**SUPPLIED ENTRIES**
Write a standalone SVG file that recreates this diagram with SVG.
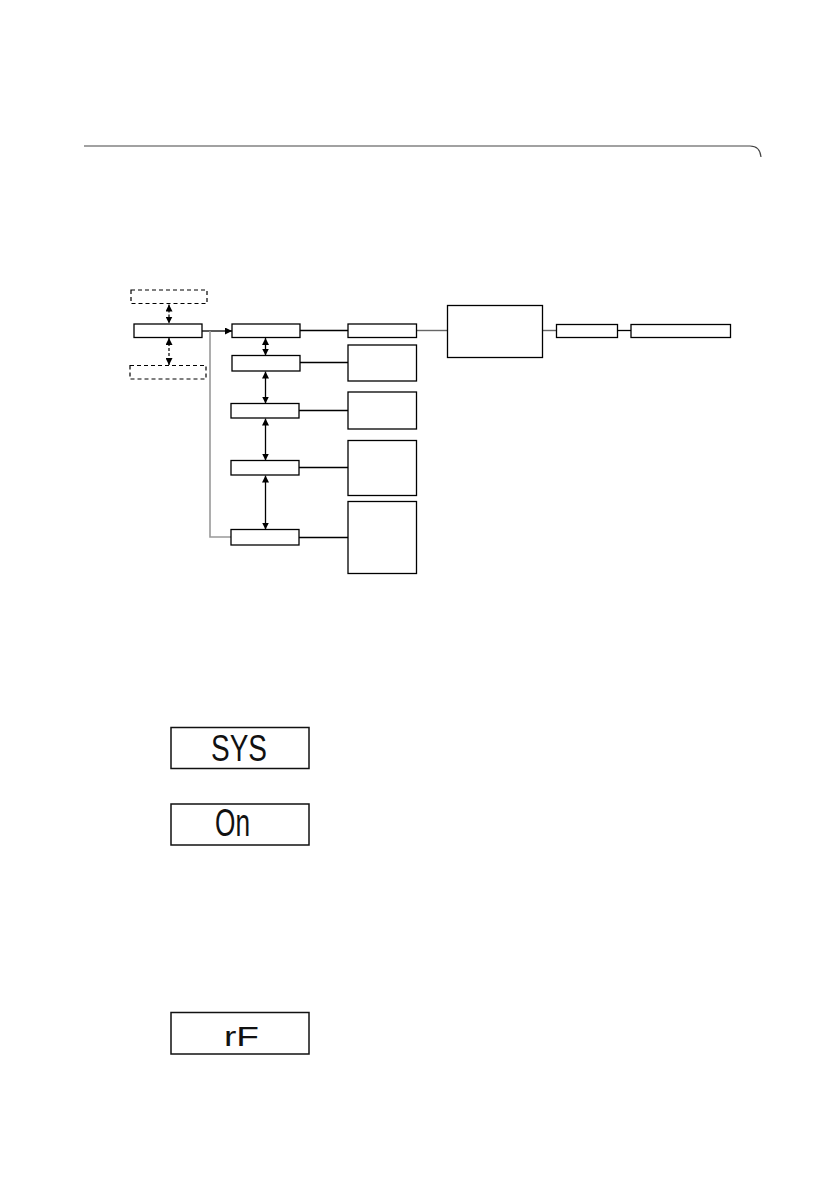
<svg xmlns="http://www.w3.org/2000/svg" width="838" height="1190" viewBox="0 0 838 1190">
<defs>
<style>
.box{fill:#fff;stroke:#000;stroke-width:1.3}
.dash{fill:#fff;stroke:#000;stroke-width:1.2;stroke-dasharray:4 3}
.ln{fill:none;stroke:#000;stroke-width:1.3}
.gl{fill:none;stroke:#999;stroke-width:1.6}
.dl{fill:none;stroke:#000;stroke-width:1.2;stroke-dasharray:3 2}
.lcd{fill:#fff;stroke:#111;stroke-width:1.5}
.seg{font-family:"Liberation Sans",Arial,sans-serif;fill:#111}
</style>
<marker id="ah" viewBox="0 0 10 10" refX="10" refY="5" markerWidth="7" markerHeight="7" markerUnits="userSpaceOnUse" orient="auto-start-reverse">
<path d="M0,0 L10,5 L0,10 Z" fill="#000"/>
</marker>
<marker id="ah2" viewBox="0 0 10 10" refX="10" refY="5" markerWidth="7" markerHeight="7" markerUnits="userSpaceOnUse" orient="auto-start-reverse">
<path d="M0,0 L10,5 L0,10 Z" fill="#000"/>
</marker>
</defs>
<rect width="838" height="1190" fill="#fff"/>
<path d="M84,146 H750 Q760,146 761,157" fill="none" stroke="#444" stroke-width="1.2"/>

<g id="connectors">
<path class="dl" d="M169,304.5 V323.5" marker-start="url(#ah)" marker-end="url(#ah)"/>
<path class="dl" d="M169,338 V365" marker-start="url(#ah)" marker-end="url(#ah)"/>
<path class="ln" d="M202,331 H232" marker-end="url(#ah2)"/>
<path class="gl" d="M210,331 V537 H231"/>
<path class="ln" d="M265.5,338 V355.5" marker-start="url(#ah)" marker-end="url(#ah)"/>
<path class="ln" d="M265.5,371.5 V403.5" marker-start="url(#ah)" marker-end="url(#ah)"/>
<path class="ln" d="M265.5,418.5 V460.5" marker-start="url(#ah)" marker-end="url(#ah)"/>
<path class="ln" d="M265.5,475.5 V529.5" marker-start="url(#ah)" marker-end="url(#ah)"/>
<path class="ln" d="M300,330.5 H348"/>
<path class="ln" d="M300,362.5 H348"/>
<path class="ln" d="M299,410.5 H348"/>
<path class="ln" d="M299,467.5 H348"/>
<path class="ln" d="M299,537.5 H348"/>
<path d="M417,330.5 H447" fill="none" stroke="#666" stroke-width="1.4"/>
<path d="M543,330.5 H556" fill="none" stroke="#666" stroke-width="1.4"/>
<path class="ln" d="M617,330.5 H631"/>
</g>

<g id="n-top-dashed"><rect class="dash" x="131" y="290" width="76" height="13.5"/></g>
<g id="n-main"><rect class="box" x="134" y="324" width="68" height="13.5"/></g>
<g id="n-bottom-dashed"><rect class="dash" x="130" y="365.5" width="76" height="13.5"/></g>

<g id="n-c1"><rect class="box" x="232" y="324" width="68" height="13.5"/></g>
<g id="n-c2"><rect class="box" x="232" y="355.5" width="68" height="15.5"/></g>
<g id="n-c3"><rect class="box" x="231" y="403.5" width="68" height="14.5"/></g>
<g id="n-c4"><rect class="box" x="231" y="460.5" width="68" height="14.5"/></g>
<g id="n-c5"><rect class="box" x="231" y="529.5" width="68" height="15.5"/></g>

<g id="n-r1"><rect class="box" x="348" y="324" width="68.5" height="13.5"/></g>
<g id="n-r2"><rect class="box" x="348" y="345" width="68.5" height="36"/></g>
<g id="n-r3"><rect class="box" x="348" y="392" width="68.5" height="37"/></g>
<g id="n-r4"><rect class="box" x="348" y="440.5" width="68.5" height="55"/></g>
<g id="n-r5"><rect class="box" x="348" y="501.5" width="68.5" height="72"/></g>

<g id="n-big"><rect class="box" x="447.5" y="305.5" width="95" height="52"/></g>
<g id="n-f"><rect class="box" x="556.5" y="324.5" width="61" height="13"/></g>
<g id="n-g"><rect class="box" x="631" y="324.5" width="99.5" height="13"/></g>

<g id="lcd-sys">
<rect class="lcd" x="171" y="727.5" width="138" height="41"/>
<text class="seg" x="211" y="761" font-size="37" textLength="56" lengthAdjust="spacingAndGlyphs">SYS</text>
</g>
<g id="lcd-on">
<rect class="lcd" x="171" y="804" width="138" height="41"/>
<text class="seg" x="215" y="836" font-size="39" textLength="35" lengthAdjust="spacingAndGlyphs">On</text>
</g>
<g id="lcd-rf">
<rect class="lcd" x="171" y="1012.5" width="138" height="41.5"/>
<text class="seg" x="224" y="1046" font-size="28" textLength="35" lengthAdjust="spacingAndGlyphs">rF</text>
</g>
</svg>
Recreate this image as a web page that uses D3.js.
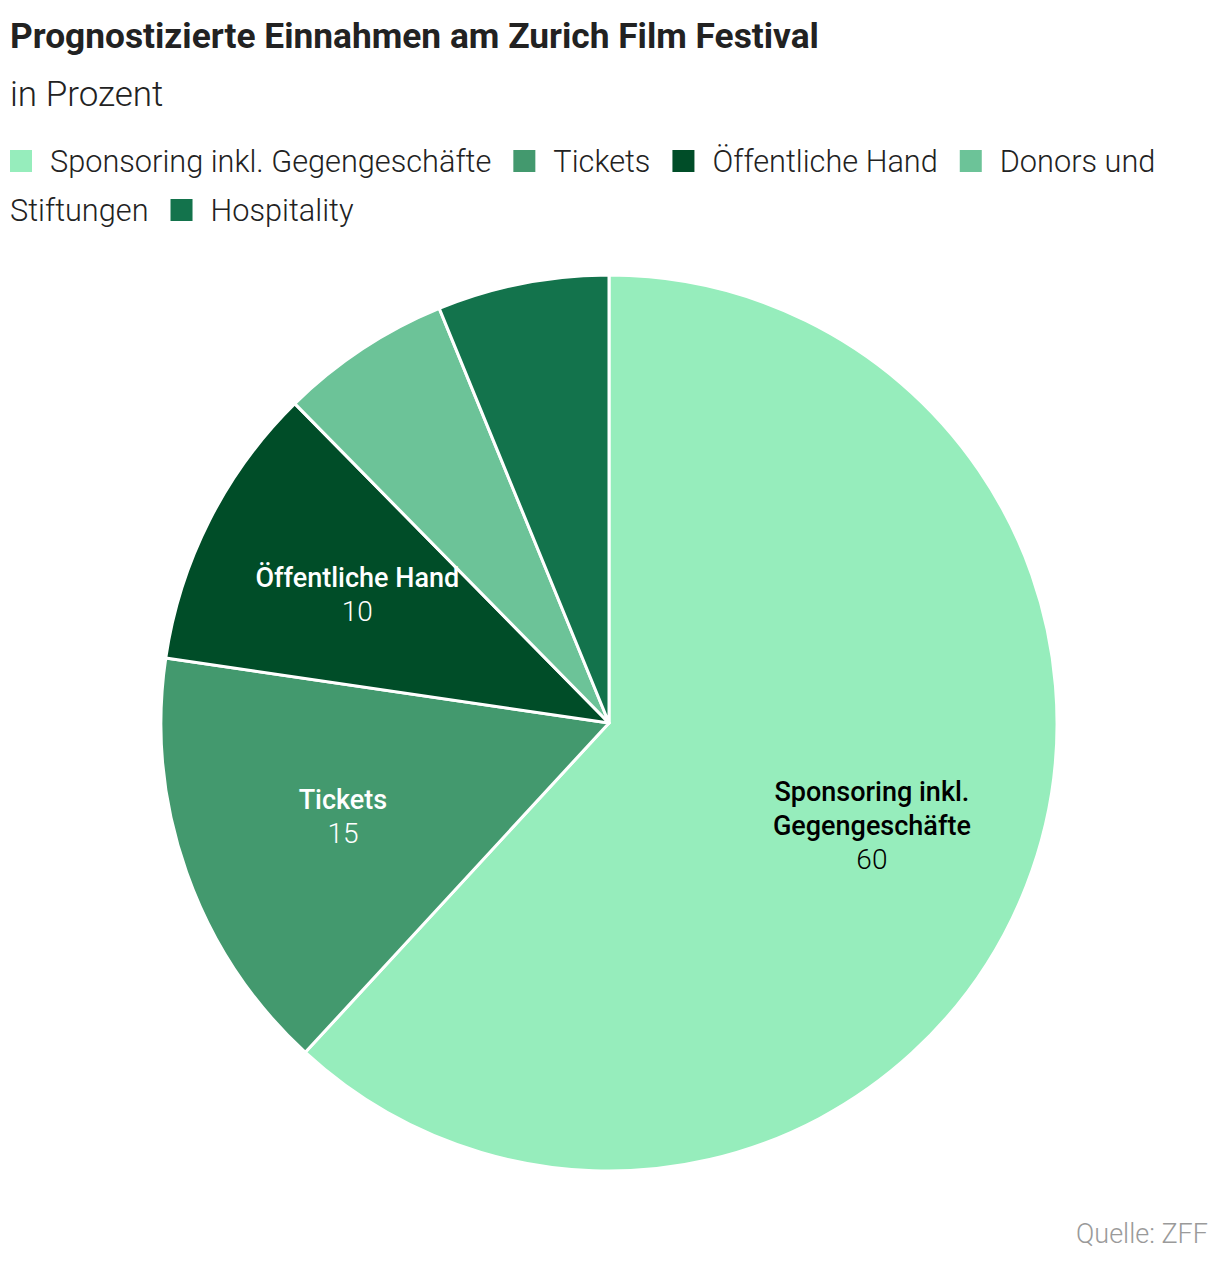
<!DOCTYPE html>
<html>
<head>
<meta charset="utf-8">
<script src="https://cdn.jsdelivr.net/npm/d3@7"></script>
<style>
  body { margin: 0; background: #fff; }
  #chart { width: 1220px; height: 1264px; }
</style>
</head>
<body>
<div id="chart"></div>
<script>
/**
 * Start revenue pie
 *  */

var categories = ["Sponsoring inkl. Gegengeschäfte", "Tickets", "Öffentliche Hand", "Donors und Stiftungen", "Hospitality"];
var values = [60, 15, 10, 6, 6];
var colors = ["#96edbc", "#43996e", "#004d28", "#6cc398", "#13734c"];
var labelColors = ["#000000", "#ffffff", "#ffffff", null, null];
var labelLines = [["Sponsoring inkl.", "Gegengeschäfte"], ["Tickets"], ["Öffentliche Hand"], null, null];

var dataPie = categories.map(function (c, i) {
    return { name: c, value: values[i] };
});

drawPie(dataPie);

function drawPie(dataPie) {
    var width = 1220,
        height = 1264,
        font = "Roboto, 'Noto Sans', sans-serif";

    var svg = d3.select("#chart").append("svg")
        .attr("width", width)
        .attr("height", height);

    svg.append("text")
        .attr("x", 10)
        .attr("y", 48)
        .attr("font-family", font)
        .attr("font-weight", 700)
        .attr("font-size", "35.3px")
        .attr("fill", "#222")
        .text("Prognostizierte Einnahmen am Zurich Film Festival");

    svg.append("text")
        .attr("x", 10)
        .attr("y", 106)
        .attr("font-family", font)
        .attr("font-weight", 300)
        .attr("font-size", "35px")
        .attr("fill", "#222")
        .text("in Prozent");

    // legend, wrapped word by word like the original
    var legend = svg.append("g").attr("class", "legend");
    var lx = 10, ly = 172, maxX = 1205, lineH = 49, box = 22;
    var color = d3.scaleOrdinal().domain(categories).range(colors);

    categories.forEach(function (c) {
        if (lx + box > maxX) { lx = 10; ly += lineH; }
        legend.append("rect")
            .attr("x", lx)
            .attr("y", ly - 22)
            .attr("width", box)
            .attr("height", box)
            .attr("fill", color(c));
        lx += box + 18;
        c.split(" ").forEach(function (word, wi) {
            var t = legend.append("text")
                .attr("font-family", font)
                .attr("font-weight", 300)
                .attr("font-size", "30.7px")
                .attr("fill", "#222")
                .attr("xml:space", "preserve")
                .text((wi > 0 ? " " : "") + word);
            var w = t.node().getComputedTextLength();
            if (lx + w > maxX) {
                lx = 10; ly += lineH;
                t.text(word);
                w = t.node().getComputedTextLength();
            }
            t.attr("x", lx).attr("y", ly);
            lx += w;
        });
        lx += 22;
    });

    var cx = 609, cy = 723, radius = 448;

    var pie = d3.pie()
        .sort(null)
        .value(function (d) { return d.value; });

    var arc = d3.arc().innerRadius(0).outerRadius(radius);
    var labelArc = d3.arc().innerRadius(radius * 0.63).outerRadius(radius * 0.63);

    var g = svg.append("g")
        .attr("transform", "translate(" + cx + "," + cy + ")");

    var arcs = pie(dataPie);

    g.selectAll(".slice")
        .data(arcs)
        .enter().append("path")
        .attr("class", "slice")
        .attr("d", arc)
        .attr("fill", function (d) { return color(d.data.name); })
        .attr("stroke", "#fff")
        .attr("stroke-width", 3)
        .attr("stroke-linejoin", "round");

    var labels = g.selectAll(".label")
        .data(arcs.filter(function (d, i) { return labelLines[i]; }))
        .enter().append("text")
        .attr("class", "label")
        .attr("text-anchor", "middle")
        .attr("font-family", font)
        .attr("font-size", "27px")
        .attr("transform", function (d) {
            var c = labelArc.centroid(d);
            return "translate(" + c[0] + "," + c[1] + ")";
        })
        .attr("fill", function (d) { return labelColors[d.index]; });

    labels.each(function (d) {
        var lines = labelLines[d.index];
        var n = lines.length + 1;
        var t = d3.select(this);
        var y0 = -(n - 1) * 34 / 2 + 9;
        lines.forEach(function (l, k) {
            t.append("tspan")
                .attr("x", 0)
                .attr("y", y0 + k * 34)
                .attr("font-weight", 500)
                .text(l);
        });
        t.append("tspan")
            .attr("x", 0)
            .attr("y", y0 + lines.length * 34)
            .attr("font-weight", 300)
            .attr("font-size", "28px")
            .text(d.data.value);
    });

    svg.append("text")
        .attr("x", 1208)
        .attr("y", 1243)
        .attr("text-anchor", "end")
        .attr("font-family", font)
        .attr("font-weight", 300)
        .attr("font-size", "27px")
        .attr("fill", "#9a9a9a")
        .text("Quelle: ZFF");
}

/**
 * End revenue pie
 *  */
</script>
</body>
</html>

**GOAL**
Copy every line of the listing where the word "that" appears.

**WRITTEN RESPONSE**
Write a standalone SVG file that recreates this diagram with SVG.
Recreate this image as a web page that uses D3.js.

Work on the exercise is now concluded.